> THE REQUEST
Write the data out again, character for character, with no images.

> COLLECTED DATA

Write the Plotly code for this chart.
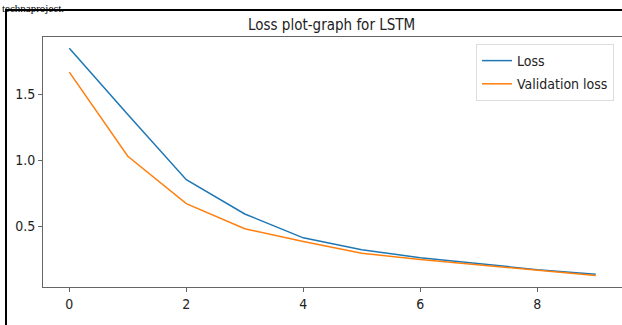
import plotly.graph_objects as go

epochs = list(range(10))
loss = [1.846, 1.345, 0.853, 0.595, 0.415, 0.325, 0.265, 0.222, 0.175, 0.140]
val_loss = [1.665, 1.030, 0.673, 0.483, 0.387, 0.298, 0.252, 0.212, 0.170, 0.130]
x_ticks = [0, 2, 4, 6, 8]
y_ticks = [0.5, 1.0, 1.5]

W, H = 622, 325
L, R, T, B = 43, 0, 37, 38
pw = W - L - R
ph = H - T - B

FONT = "DejaVu Sans Condensed, DejaVu Sans"

def px(p):
    return (p - L) / pw

def py(p):
    return (H - B - p) / ph

fig = go.Figure()
fig.add_trace(go.Scatter(x=epochs, y=loss, mode="lines", name="Loss",
                         line=dict(color="#1f77b4", width=1.5), legendgroup="a"))
fig.add_trace(go.Scatter(x=epochs, y=val_loss, mode="lines", name="Validation loss",
                         line=dict(color="#ff7f0e", width=1.5), legendgroup="b"))

axis_common = dict(showgrid=False, zeroline=False, showline=True, linecolor="#666666",
                   linewidth=1, mirror=True, ticks="outside", ticklen=4, tickcolor="#666666",
                   tickfont=dict(family=FONT, size=14, color="#222222"))

fig.update_layout(
    width=W, height=H,
    margin=dict(l=L, r=R, t=T, b=B, pad=0),
    paper_bgcolor="white", plot_bgcolor="white",
    showlegend=True,
    legend=dict(x=px(614), y=py(44), xanchor="right", yanchor="top",
                bgcolor="white", bordercolor="#dddddd", borderwidth=1,
                font=dict(family=FONT, size=14, color="#222222"),
                tracegroupgap=2, itemwidth=30),
    xaxis=dict(range=[-0.45, 9.45], tickvals=x_ticks, **axis_common),
    yaxis=dict(range=[0.044, 1.93], tickvals=y_ticks, tickformat=".1f", **axis_common),
    annotations=[
        dict(text="Loss plot-graph for LSTM", xref="paper", yref="paper",
             x=px(331), y=py(25), xanchor="center", yanchor="middle", showarrow=False,
             font=dict(family=FONT, size=15, color="#222222")),
        dict(text="technaproject.", xref="paper", yref="paper",
             x=px(0), y=py(0), xanchor="left", yanchor="top", showarrow=False,
             font=dict(family="Liberation Serif", size=11, color="black")),
    ],
    shapes=[
        dict(type="line", xref="paper", yref="paper", x0=px(6), x1=px(6), y0=py(9), y1=py(330),
             line=dict(color="black", width=2)),
        dict(type="line", xref="paper", yref="paper", x0=px(5), x1=px(630), y0=py(10), y1=py(10),
             line=dict(color="black", width=2)),
    ],
)

fig.write_html("out.html", config={"displayModeBar": False},
               post_script="document.body.style.margin='0px';document.body.style.overflow='hidden';")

> THE RESULT
Write the Plotly code for this chart.
import plotly.graph_objects as go

epochs = list(range(10))
loss = [1.846, 1.345, 0.853, 0.595, 0.415, 0.325, 0.265, 0.222, 0.175, 0.140]
val_loss = [1.665, 1.030, 0.673, 0.483, 0.387, 0.298, 0.252, 0.212, 0.170, 0.130]
x_ticks = [0, 2, 4, 6, 8]
y_ticks = [0.5, 1.0, 1.5]

W, H = 622, 325
L, R, T, B = 43, 0, 37, 38
pw = W - L - R
ph = H - T - B

FONT = "DejaVu Sans Condensed, DejaVu Sans"

def px(p):
    return (p - L) / pw

def py(p):
    return (H - B - p) / ph

fig = go.Figure()
fig.add_trace(go.Scatter(x=epochs, y=loss, mode="lines", name="Loss",
                         line=dict(color="#1f77b4", width=1.5), legendgroup="a"))
fig.add_trace(go.Scatter(x=epochs, y=val_loss, mode="lines", name="Validation loss",
                         line=dict(color="#ff7f0e", width=1.5), legendgroup="b"))

axis_common = dict(showgrid=False, zeroline=False, showline=True, linecolor="#666666",
                   linewidth=1, mirror=True, ticks="outside", ticklen=4, tickcolor="#666666",
                   tickfont=dict(family=FONT, size=14, color="#222222"))

fig.update_layout(
    width=W, height=H,
    margin=dict(l=L, r=R, t=T, b=B, pad=0),
    paper_bgcolor="white", plot_bgcolor="white",
    showlegend=True,
    legend=dict(x=px(614), y=py(44), xanchor="right", yanchor="top",
                bgcolor="white", bordercolor="#dddddd", borderwidth=1,
                font=dict(family=FONT, size=14, color="#222222"),
                tracegroupgap=2, itemwidth=30),
    xaxis=dict(range=[-0.45, 9.45], tickvals=x_ticks, **axis_common),
    yaxis=dict(range=[0.044, 1.93], tickvals=y_ticks, tickformat=".1f", **axis_common),
    annotations=[
        dict(text="Loss plot-graph for LSTM", xref="paper", yref="paper",
             x=px(331), y=py(25), xanchor="center", yanchor="middle", showarrow=False,
             font=dict(family=FONT, size=15, color="#222222")),
        dict(text="technaproject.", xref="paper", yref="paper",
             x=px(0), y=py(0), xanchor="left", yanchor="top", showarrow=False,
             font=dict(family="Liberation Serif", size=11, color="black")),
    ],
    shapes=[
        dict(type="line", xref="paper", yref="paper", x0=px(6), x1=px(6), y0=py(9), y1=py(330),
             line=dict(color="black", width=2)),
        dict(type="line", xref="paper", yref="paper", x0=px(5), x1=px(630), y0=py(10), y1=py(10),
             line=dict(color="black", width=2)),
    ],
)

fig.write_html("out.html", config={"displayModeBar": False},
               post_script="document.body.style.margin='0px';document.body.style.overflow='hidden';")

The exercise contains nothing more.